*Provided records:*

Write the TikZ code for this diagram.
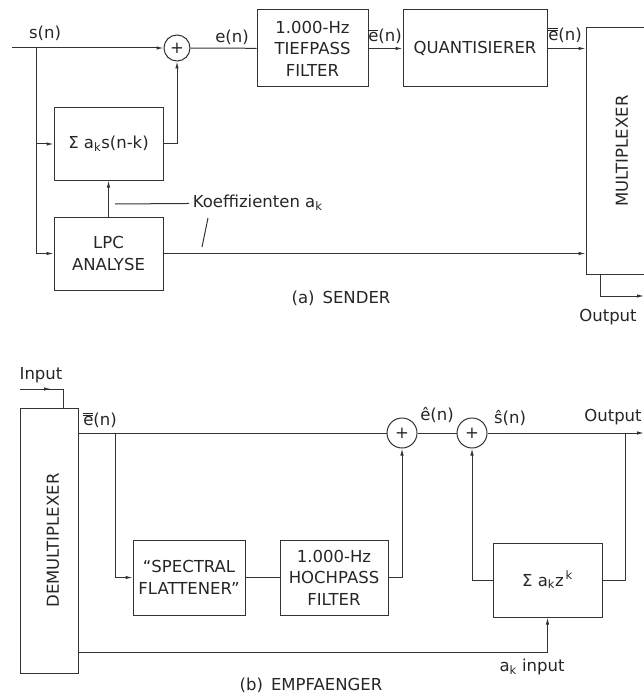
\documentclass[tikz,border=0pt]{standalone}
\usepackage{fontspec}
\setmainfont{DejaVu Sans}
\usetikzlibrary{arrows.meta}
\usetikzlibrary{decorations.markings}
\newcommand{\ebar}{$\overline{\mbox{e}}$}
\newcommand{\ebbar}{$\overline{\overline{\mbox{e}}}$}

\begin{document}
\begin{tikzpicture}[x=1pt,y=-1pt,line width=1pt,draw=black!80,
  every node/.style={font=\fontsize{16.5}{21.5}\selectfont,text=black!85},
  blk/.style={draw,align=center,inner sep=0pt},
  sumnode/.style={draw,circle,inner sep=0pt,minimum size=#1},
  sig/.style={-{Latex[length=7pt,width=3.5pt]}},
  midarrow/.style={postaction={decorate},decoration={markings,mark=at position #1 with {\arrow{Latex[length=7pt,width=3.5pt]}}}}]
\useasboundingbox (0,0) rectangle (644,695);
\clip (0,0) rectangle (644,695);
% (a) Sender
\coordinate (sin) at (12,48);
\coordinate (sbr) at (36,48);
\node[sumnode=26pt] (add) at (177,48) {+};
\node[blk,minimum width=109pt,minimum height=72pt] (pred) at (108.5,144) {Σ a\textsubscript{k}s(n-k)};
\node[blk,minimum width=109pt,minimum height=73pt] (lpc) at (108.5,253.5) {LPC\\ANALYSE};
\node[blk,minimum width=111pt,minimum height=77pt] (tp) at (312.5,48.5) {1.000-Hz\\TIEFPASS\\FILTER};
\node[blk,minimum width=144pt,minimum height=77pt] (quant) at (475,48.5) {QUANTISIERER};
\node[blk,minimum width=72pt,minimum height=246pt] (mux) at (622,151) {};
\node[rotate=90] (muxtxt) at (mux.center) {MULTIPLEXER};
\node (sn) at (45,33) {s(n)};
\node (en) at (232,37) {e(n)};
\node (enb) at (385,36) {\ebar(n)};
\node (enbb) at (565,35) {\ebbar(n)};
\node[anchor=west] (koef) at (189,203) {Koeffizienten a\textsubscript{k}};
\coordinate (kstart) at (115,204);
\coordinate (aout) at (644,296);
\coordinate (mbr) at (600,274);
\node (outa) at (608,317) {Output};
\node (capa) at (341,298) {(a)\, SENDER};
\draw[sig] (sin) -- (add);
\draw[sig] (sbr) |- (pred);
\draw[sig] (sbr) |- (lpc);
\draw[sig] (pred) -| (add);
\draw[sig] (lpc) -- (pred);
\draw (add) -- (tp);
\draw[sig] (tp) -- (quant);
\draw[sig] (quant.east) -- (quant.east -| mux.west);
\draw[sig] (lpc.east) -- (lpc.east -| mux.west);
\draw (kstart) -- (koef);
\draw (208,218) -- (202,247);
\draw[sig] (mbr) |- (aout);
% (b) Empfaenger
\node (inlbl) at (41,375) {Input};
\node[blk,minimum width=58pt,minimum height=265pt] (demux) at (49,540.5) {};
\node[rotate=90] (demuxtxt) at (53,540.5) {DEMULTIPLEXER};
\coordinate (bin) at (20,389);
\coordinate (dtop) at (63,408);
\coordinate (dq) at (78,433);
\coordinate (bbr) at (115,433);
\coordinate (db) at (78,652);
\coordinate (obr) at (625,433);
\coordinate (bout) at (644,433);
\node[sumnode=30pt] (add1) at (402,433) {+};
\node[sumnode=30pt] (add2) at (472,433) {+};
\node[blk,minimum width=112pt,minimum height=75pt] (flat) at (189,577.5) {“SPECTRAL\\FLATTENER”};
\node[blk,minimum width=108pt,minimum height=75pt] (hp) at (334,577.5) {1.000-Hz\\HOCHPASS\\FILTER};
\node[blk,minimum width=109pt,minimum height=74pt] (psum) at (547.5,580) {Σ a\textsubscript{k}z\textsuperscript{\,k}};
\node (enbb2) at (100,420) {\ebbar(n)};
\node (ehat) at (437,415) {ê(n)};
\node (shat) at (510,418) {ŝ(n)};
\node (outb) at (613,417) {Output};
\node (akin) at (532,667) {a\textsubscript{k} input};
\node (capb) at (311,685) {(b)\, EMPFAENGER};
\draw[midarrow=0.5] (bin) -| (dtop);
\draw (dq) -- (add1);
\draw[sig] (bbr) |- (flat);
\draw (flat) -- (hp);
\draw[sig] (hp) -| (add1);
\draw (add1) -- (add2);
\draw[sig] (add2) -- (bout);
\draw (obr) |- (psum);
\draw[sig] (psum) -| (add2);
\draw[sig] (db) -| (psum);
\end{tikzpicture}
\end{document}
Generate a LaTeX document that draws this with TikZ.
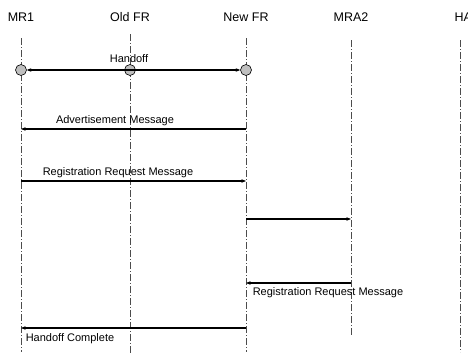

*To do:*
Extract the full listing above verbatim; pictures are to be left out of the copy.

*Response to the task:*
Write the TikZ code for this diagram.
\documentclass[tikz,border=0pt]{standalone}
\usepackage{fontspec}
\setmainfont{DejaVu Sans}
\usetikzlibrary{arrows.meta}
\usetikzlibrary{decorations.markings}
\newcommand{\ebar}{$\overline{\mbox{e}}$}
\newcommand{\ebbar}{$\overline{\overline{\mbox{e}}}$}

\begin{document}
\begin{tikzpicture}[x=1pt,y=-1pt,line width=1pt,draw=black!80,
  every node/.style={font=\fontsize{16.5}{21.5}\selectfont,text=black!85},
  blk/.style={draw,align=center,inner sep=0pt},
  sumnode/.style={draw,circle,inner sep=0pt,minimum size=#1},
  sig/.style={-{Latex[length=7pt,width=3.5pt]}},
  midarrow/.style={postaction={decorate},decoration={markings,mark=at position #1 with {\arrow{Latex[length=7pt,width=3.5pt]}}}}]
\useasboundingbox (0,0) rectangle (644,695);
\clip (0,0) rectangle (644,695);
% (a) Sender
\coordinate (sin) at (12,48);
\coordinate (sbr) at (36,48);
\node[sumnode=26pt] (add) at (177,48) {+};
\node[blk,minimum width=109pt,minimum height=72pt] (pred) at (108.5,144) {Σ a\textsubscript{k}s(n-k)};
\node[blk,minimum width=109pt,minimum height=73pt] (lpc) at (108.5,253.5) {LPC\\ANALYSE};
\node[blk,minimum width=111pt,minimum height=77pt] (tp) at (312.5,48.5) {1.000-Hz\\TIEFPASS\\FILTER};
\node[blk,minimum width=144pt,minimum height=77pt] (quant) at (475,48.5) {QUANTISIERER};
\node[blk,minimum width=72pt,minimum height=246pt] (mux) at (622,151) {};
\node[rotate=90] (muxtxt) at (mux.center) {MULTIPLEXER};
\node (sn) at (45,33) {s(n)};
\node (en) at (232,37) {e(n)};
\node (enb) at (385,36) {\ebar(n)};
\node (enbb) at (565,35) {\ebbar(n)};
\node[anchor=west] (koef) at (189,203) {Koeffizienten a\textsubscript{k}};
\coordinate (kstart) at (115,204);
\coordinate (aout) at (644,296);
\coordinate (mbr) at (600,274);
\node (outa) at (608,317) {Output};
\node (capa) at (341,298) {(a)\, SENDER};
\draw[sig] (sin) -- (add);
\draw[sig] (sbr) |- (pred);
\draw[sig] (sbr) |- (lpc);
\draw[sig] (pred) -| (add);
\draw[sig] (lpc) -- (pred);
\draw (add) -- (tp);
\draw[sig] (tp) -- (quant);
\draw[sig] (quant.east) -- (quant.east -| mux.west);
\draw[sig] (lpc.east) -- (lpc.east -| mux.west);
\draw (kstart) -- (koef);
\draw (208,218) -- (202,247);
\draw[sig] (mbr) |- (aout);
% (b) Empfaenger
\node (inlbl) at (41,375) {Input};
\node[blk,minimum width=58pt,minimum height=265pt] (demux) at (49,540.5) {};
\node[rotate=90] (demuxtxt) at (53,540.5) {DEMULTIPLEXER};
\coordinate (bin) at (20,389);
\coordinate (dtop) at (63,408);
\coordinate (dq) at (78,433);
\coordinate (bbr) at (115,433);
\coordinate (db) at (78,652);
\coordinate (obr) at (625,433);
\coordinate (bout) at (644,433);
\node[sumnode=30pt] (add1) at (402,433) {+};
\node[sumnode=30pt] (add2) at (472,433) {+};
\node[blk,minimum width=112pt,minimum height=75pt] (flat) at (189,577.5) {“SPECTRAL\\FLATTENER”};
\node[blk,minimum width=108pt,minimum height=75pt] (hp) at (334,577.5) {1.000-Hz\\HOCHPASS\\FILTER};
\node[blk,minimum width=109pt,minimum height=74pt] (psum) at (547.5,580) {Σ a\textsubscript{k}z\textsuperscript{\,k}};
\node (enbb2) at (100,420) {\ebbar(n)};
\node (ehat) at (437,415) {ê(n)};
\node (shat) at (510,418) {ŝ(n)};
\node (outb) at (613,417) {Output};
\node (akin) at (532,667) {a\textsubscript{k} input};
\node (capb) at (311,685) {(b)\, EMPFAENGER};
\draw[midarrow=0.5] (bin) -| (dtop);
\draw (dq) -- (add1);
\draw[sig] (bbr) |- (flat);
\draw (flat) -- (hp);
\draw[sig] (hp) -| (add1);
\draw (add1) -- (add2);
\draw[sig] (add2) -- (bout);
\draw (obr) |- (psum);
\draw[sig] (psum) -| (add2);
\draw[sig] (db) -| (psum);
\end{tikzpicture}
\end{document}
Generate a LaTeX document that draws this with TikZ.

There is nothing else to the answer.